Do this
Leave out the images; return the rest of the data exactly.

Data supplied

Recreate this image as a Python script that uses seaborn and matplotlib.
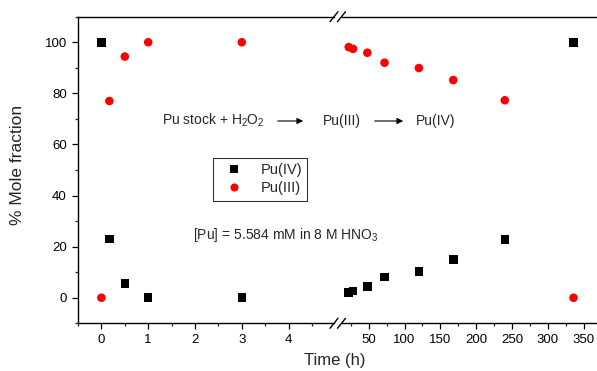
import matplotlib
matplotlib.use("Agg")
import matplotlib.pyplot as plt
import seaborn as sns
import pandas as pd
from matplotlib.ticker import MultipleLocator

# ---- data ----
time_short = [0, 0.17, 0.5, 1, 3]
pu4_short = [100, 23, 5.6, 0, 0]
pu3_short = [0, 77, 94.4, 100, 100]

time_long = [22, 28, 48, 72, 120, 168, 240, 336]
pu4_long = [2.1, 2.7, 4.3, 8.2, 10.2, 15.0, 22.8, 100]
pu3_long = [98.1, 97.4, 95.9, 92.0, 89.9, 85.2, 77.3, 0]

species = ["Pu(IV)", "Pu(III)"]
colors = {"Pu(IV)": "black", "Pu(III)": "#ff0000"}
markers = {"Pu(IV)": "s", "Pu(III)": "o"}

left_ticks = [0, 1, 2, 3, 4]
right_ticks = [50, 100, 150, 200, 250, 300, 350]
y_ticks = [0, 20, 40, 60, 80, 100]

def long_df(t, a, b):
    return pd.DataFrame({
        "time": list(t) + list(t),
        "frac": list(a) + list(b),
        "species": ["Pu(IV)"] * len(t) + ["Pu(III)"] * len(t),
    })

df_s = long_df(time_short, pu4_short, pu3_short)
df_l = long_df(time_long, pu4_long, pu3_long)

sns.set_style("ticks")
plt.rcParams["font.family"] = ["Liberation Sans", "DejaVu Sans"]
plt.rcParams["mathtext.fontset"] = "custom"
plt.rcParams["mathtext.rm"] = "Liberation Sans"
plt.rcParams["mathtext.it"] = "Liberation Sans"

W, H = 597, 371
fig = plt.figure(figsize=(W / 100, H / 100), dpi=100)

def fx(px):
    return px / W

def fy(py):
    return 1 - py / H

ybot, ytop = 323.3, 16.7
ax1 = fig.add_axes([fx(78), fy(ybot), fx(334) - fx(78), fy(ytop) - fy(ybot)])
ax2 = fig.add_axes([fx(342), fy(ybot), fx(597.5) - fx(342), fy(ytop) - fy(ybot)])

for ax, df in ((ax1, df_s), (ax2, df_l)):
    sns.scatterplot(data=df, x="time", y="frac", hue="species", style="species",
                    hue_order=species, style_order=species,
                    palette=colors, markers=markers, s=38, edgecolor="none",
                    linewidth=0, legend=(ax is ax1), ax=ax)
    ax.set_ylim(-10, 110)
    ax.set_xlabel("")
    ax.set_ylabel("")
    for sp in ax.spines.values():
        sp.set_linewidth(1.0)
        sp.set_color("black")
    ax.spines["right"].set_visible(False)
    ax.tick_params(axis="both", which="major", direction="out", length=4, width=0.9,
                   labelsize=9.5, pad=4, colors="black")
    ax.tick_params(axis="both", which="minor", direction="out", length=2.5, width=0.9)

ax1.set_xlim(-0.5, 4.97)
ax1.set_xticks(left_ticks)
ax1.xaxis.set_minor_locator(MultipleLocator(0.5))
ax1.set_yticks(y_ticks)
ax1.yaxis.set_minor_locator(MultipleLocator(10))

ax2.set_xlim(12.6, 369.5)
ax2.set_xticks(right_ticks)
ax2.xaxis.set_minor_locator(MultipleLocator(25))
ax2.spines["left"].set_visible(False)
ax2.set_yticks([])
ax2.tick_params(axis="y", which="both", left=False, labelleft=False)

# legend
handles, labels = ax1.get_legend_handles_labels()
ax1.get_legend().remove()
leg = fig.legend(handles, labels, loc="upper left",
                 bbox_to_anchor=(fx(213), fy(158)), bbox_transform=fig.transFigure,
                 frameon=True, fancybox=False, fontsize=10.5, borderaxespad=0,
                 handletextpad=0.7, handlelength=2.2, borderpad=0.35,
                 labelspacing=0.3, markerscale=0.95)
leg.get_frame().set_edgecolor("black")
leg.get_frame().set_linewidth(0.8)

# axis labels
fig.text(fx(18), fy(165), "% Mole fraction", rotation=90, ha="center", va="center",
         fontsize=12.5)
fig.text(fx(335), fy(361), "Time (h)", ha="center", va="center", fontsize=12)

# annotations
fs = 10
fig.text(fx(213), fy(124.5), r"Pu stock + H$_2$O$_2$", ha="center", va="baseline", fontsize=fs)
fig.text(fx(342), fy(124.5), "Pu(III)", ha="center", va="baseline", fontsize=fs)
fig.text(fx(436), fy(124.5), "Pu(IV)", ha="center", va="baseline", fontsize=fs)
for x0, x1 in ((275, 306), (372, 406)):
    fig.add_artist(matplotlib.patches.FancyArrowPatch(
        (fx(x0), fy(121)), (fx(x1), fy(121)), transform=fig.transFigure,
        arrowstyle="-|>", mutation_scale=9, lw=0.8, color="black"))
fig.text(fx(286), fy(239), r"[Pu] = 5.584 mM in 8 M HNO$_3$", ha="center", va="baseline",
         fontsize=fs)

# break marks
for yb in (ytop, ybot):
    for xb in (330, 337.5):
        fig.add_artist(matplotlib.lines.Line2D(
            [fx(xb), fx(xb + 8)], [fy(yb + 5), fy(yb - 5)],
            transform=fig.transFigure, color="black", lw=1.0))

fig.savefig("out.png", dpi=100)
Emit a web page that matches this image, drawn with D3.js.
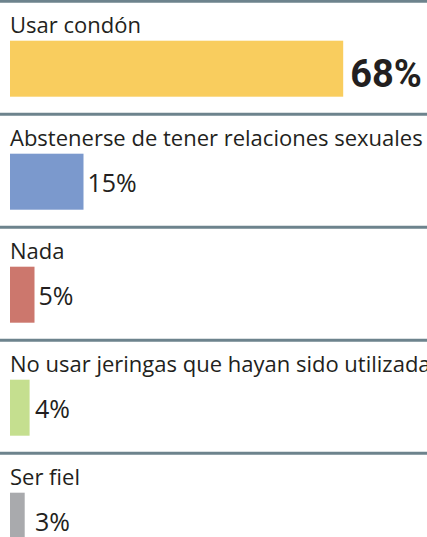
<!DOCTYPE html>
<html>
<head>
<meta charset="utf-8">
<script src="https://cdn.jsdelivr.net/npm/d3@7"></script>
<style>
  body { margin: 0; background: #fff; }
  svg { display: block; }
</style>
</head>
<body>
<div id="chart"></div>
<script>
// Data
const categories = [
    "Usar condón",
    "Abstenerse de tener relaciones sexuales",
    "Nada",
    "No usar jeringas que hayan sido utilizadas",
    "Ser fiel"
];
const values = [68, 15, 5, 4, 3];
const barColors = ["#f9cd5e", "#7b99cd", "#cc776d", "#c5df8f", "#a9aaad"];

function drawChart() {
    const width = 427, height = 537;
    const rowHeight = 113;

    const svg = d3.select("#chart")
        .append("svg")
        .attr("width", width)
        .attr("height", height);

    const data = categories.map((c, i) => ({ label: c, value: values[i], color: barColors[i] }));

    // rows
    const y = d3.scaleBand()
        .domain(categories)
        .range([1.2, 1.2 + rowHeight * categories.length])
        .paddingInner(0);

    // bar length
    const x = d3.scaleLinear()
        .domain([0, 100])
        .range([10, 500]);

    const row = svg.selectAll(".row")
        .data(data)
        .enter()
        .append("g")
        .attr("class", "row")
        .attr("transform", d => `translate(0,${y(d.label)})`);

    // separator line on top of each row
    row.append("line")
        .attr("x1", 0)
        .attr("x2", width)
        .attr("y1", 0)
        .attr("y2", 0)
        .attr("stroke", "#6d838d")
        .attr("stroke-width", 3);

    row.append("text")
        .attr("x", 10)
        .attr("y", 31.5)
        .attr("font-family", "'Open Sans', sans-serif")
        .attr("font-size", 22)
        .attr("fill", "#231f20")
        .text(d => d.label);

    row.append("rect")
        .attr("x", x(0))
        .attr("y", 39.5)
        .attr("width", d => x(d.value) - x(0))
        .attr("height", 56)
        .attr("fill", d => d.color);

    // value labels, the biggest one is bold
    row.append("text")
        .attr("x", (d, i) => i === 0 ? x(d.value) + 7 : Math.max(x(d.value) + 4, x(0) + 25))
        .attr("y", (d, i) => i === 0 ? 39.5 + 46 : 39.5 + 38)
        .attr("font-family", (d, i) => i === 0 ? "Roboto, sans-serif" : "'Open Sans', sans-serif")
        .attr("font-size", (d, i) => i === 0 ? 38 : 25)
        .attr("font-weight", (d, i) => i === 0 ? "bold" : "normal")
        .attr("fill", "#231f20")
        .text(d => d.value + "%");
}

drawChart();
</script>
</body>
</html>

Output for this task
Recreate this image as a Python script that uses seaborn and matplotlib.
import matplotlib
matplotlib.use("Agg")
import matplotlib.pyplot as plt
import seaborn as sns
import pandas as pd
from matplotlib.ticker import MultipleLocator

# ---- data ----
time_short = [0, 0.17, 0.5, 1, 3]
pu4_short = [100, 23, 5.6, 0, 0]
pu3_short = [0, 77, 94.4, 100, 100]

time_long = [22, 28, 48, 72, 120, 168, 240, 336]
pu4_long = [2.1, 2.7, 4.3, 8.2, 10.2, 15.0, 22.8, 100]
pu3_long = [98.1, 97.4, 95.9, 92.0, 89.9, 85.2, 77.3, 0]

species = ["Pu(IV)", "Pu(III)"]
colors = {"Pu(IV)": "black", "Pu(III)": "#ff0000"}
markers = {"Pu(IV)": "s", "Pu(III)": "o"}

left_ticks = [0, 1, 2, 3, 4]
right_ticks = [50, 100, 150, 200, 250, 300, 350]
y_ticks = [0, 20, 40, 60, 80, 100]

def long_df(t, a, b):
    return pd.DataFrame({
        "time": list(t) + list(t),
        "frac": list(a) + list(b),
        "species": ["Pu(IV)"] * len(t) + ["Pu(III)"] * len(t),
    })

df_s = long_df(time_short, pu4_short, pu3_short)
df_l = long_df(time_long, pu4_long, pu3_long)

sns.set_style("ticks")
plt.rcParams["font.family"] = ["Liberation Sans", "DejaVu Sans"]
plt.rcParams["mathtext.fontset"] = "custom"
plt.rcParams["mathtext.rm"] = "Liberation Sans"
plt.rcParams["mathtext.it"] = "Liberation Sans"

W, H = 597, 371
fig = plt.figure(figsize=(W / 100, H / 100), dpi=100)

def fx(px):
    return px / W

def fy(py):
    return 1 - py / H

ybot, ytop = 323.3, 16.7
ax1 = fig.add_axes([fx(78), fy(ybot), fx(334) - fx(78), fy(ytop) - fy(ybot)])
ax2 = fig.add_axes([fx(342), fy(ybot), fx(597.5) - fx(342), fy(ytop) - fy(ybot)])

for ax, df in ((ax1, df_s), (ax2, df_l)):
    sns.scatterplot(data=df, x="time", y="frac", hue="species", style="species",
                    hue_order=species, style_order=species,
                    palette=colors, markers=markers, s=38, edgecolor="none",
                    linewidth=0, legend=(ax is ax1), ax=ax)
    ax.set_ylim(-10, 110)
    ax.set_xlabel("")
    ax.set_ylabel("")
    for sp in ax.spines.values():
        sp.set_linewidth(1.0)
        sp.set_color("black")
    ax.spines["right"].set_visible(False)
    ax.tick_params(axis="both", which="major", direction="out", length=4, width=0.9,
                   labelsize=9.5, pad=4, colors="black")
    ax.tick_params(axis="both", which="minor", direction="out", length=2.5, width=0.9)

ax1.set_xlim(-0.5, 4.97)
ax1.set_xticks(left_ticks)
ax1.xaxis.set_minor_locator(MultipleLocator(0.5))
ax1.set_yticks(y_ticks)
ax1.yaxis.set_minor_locator(MultipleLocator(10))

ax2.set_xlim(12.6, 369.5)
ax2.set_xticks(right_ticks)
ax2.xaxis.set_minor_locator(MultipleLocator(25))
ax2.spines["left"].set_visible(False)
ax2.set_yticks([])
ax2.tick_params(axis="y", which="both", left=False, labelleft=False)

# legend
handles, labels = ax1.get_legend_handles_labels()
ax1.get_legend().remove()
leg = fig.legend(handles, labels, loc="upper left",
                 bbox_to_anchor=(fx(213), fy(158)), bbox_transform=fig.transFigure,
                 frameon=True, fancybox=False, fontsize=10.5, borderaxespad=0,
                 handletextpad=0.7, handlelength=2.2, borderpad=0.35,
                 labelspacing=0.3, markerscale=0.95)
leg.get_frame().set_edgecolor("black")
leg.get_frame().set_linewidth(0.8)

# axis labels
fig.text(fx(18), fy(165), "% Mole fraction", rotation=90, ha="center", va="center",
         fontsize=12.5)
fig.text(fx(335), fy(361), "Time (h)", ha="center", va="center", fontsize=12)

# annotations
fs = 10
fig.text(fx(213), fy(124.5), r"Pu stock + H$_2$O$_2$", ha="center", va="baseline", fontsize=fs)
fig.text(fx(342), fy(124.5), "Pu(III)", ha="center", va="baseline", fontsize=fs)
fig.text(fx(436), fy(124.5), "Pu(IV)", ha="center", va="baseline", fontsize=fs)
for x0, x1 in ((275, 306), (372, 406)):
    fig.add_artist(matplotlib.patches.FancyArrowPatch(
        (fx(x0), fy(121)), (fx(x1), fy(121)), transform=fig.transFigure,
        arrowstyle="-|>", mutation_scale=9, lw=0.8, color="black"))
fig.text(fx(286), fy(239), r"[Pu] = 5.584 mM in 8 M HNO$_3$", ha="center", va="baseline",
         fontsize=fs)

# break marks
for yb in (ytop, ybot):
    for xb in (330, 337.5):
        fig.add_artist(matplotlib.lines.Line2D(
            [fx(xb), fx(xb + 8)], [fy(yb + 5), fy(yb - 5)],
            transform=fig.transFigure, color="black", lw=1.0))

fig.savefig("out.png", dpi=100)
Emit a web page that matches this image, drawn with D3.js.
<!DOCTYPE html>
<html>
<head>
<meta charset="utf-8">
<script src="https://cdn.jsdelivr.net/npm/d3@7"></script>
<style>
  body { margin: 0; background: #fff; }
  svg { display: block; }
</style>
</head>
<body>
<div id="chart"></div>
<script>
// Data
const categories = [
    "Usar condón",
    "Abstenerse de tener relaciones sexuales",
    "Nada",
    "No usar jeringas que hayan sido utilizadas",
    "Ser fiel"
];
const values = [68, 15, 5, 4, 3];
const barColors = ["#f9cd5e", "#7b99cd", "#cc776d", "#c5df8f", "#a9aaad"];

function drawChart() {
    const width = 427, height = 537;
    const rowHeight = 113;

    const svg = d3.select("#chart")
        .append("svg")
        .attr("width", width)
        .attr("height", height);

    const data = categories.map((c, i) => ({ label: c, value: values[i], color: barColors[i] }));

    // rows
    const y = d3.scaleBand()
        .domain(categories)
        .range([1.2, 1.2 + rowHeight * categories.length])
        .paddingInner(0);

    // bar length
    const x = d3.scaleLinear()
        .domain([0, 100])
        .range([10, 500]);

    const row = svg.selectAll(".row")
        .data(data)
        .enter()
        .append("g")
        .attr("class", "row")
        .attr("transform", d => `translate(0,${y(d.label)})`);

    // separator line on top of each row
    row.append("line")
        .attr("x1", 0)
        .attr("x2", width)
        .attr("y1", 0)
        .attr("y2", 0)
        .attr("stroke", "#6d838d")
        .attr("stroke-width", 3);

    row.append("text")
        .attr("x", 10)
        .attr("y", 31.5)
        .attr("font-family", "'Open Sans', sans-serif")
        .attr("font-size", 22)
        .attr("fill", "#231f20")
        .text(d => d.label);

    row.append("rect")
        .attr("x", x(0))
        .attr("y", 39.5)
        .attr("width", d => x(d.value) - x(0))
        .attr("height", 56)
        .attr("fill", d => d.color);

    // value labels, the biggest one is bold
    row.append("text")
        .attr("x", (d, i) => i === 0 ? x(d.value) + 7 : Math.max(x(d.value) + 4, x(0) + 25))
        .attr("y", (d, i) => i === 0 ? 39.5 + 46 : 39.5 + 38)
        .attr("font-family", (d, i) => i === 0 ? "Roboto, sans-serif" : "'Open Sans', sans-serif")
        .attr("font-size", (d, i) => i === 0 ? 38 : 25)
        .attr("font-weight", (d, i) => i === 0 ? "bold" : "normal")
        .attr("fill", "#231f20")
        .text(d => d.value + "%");
}

drawChart();
</script>
</body>
</html>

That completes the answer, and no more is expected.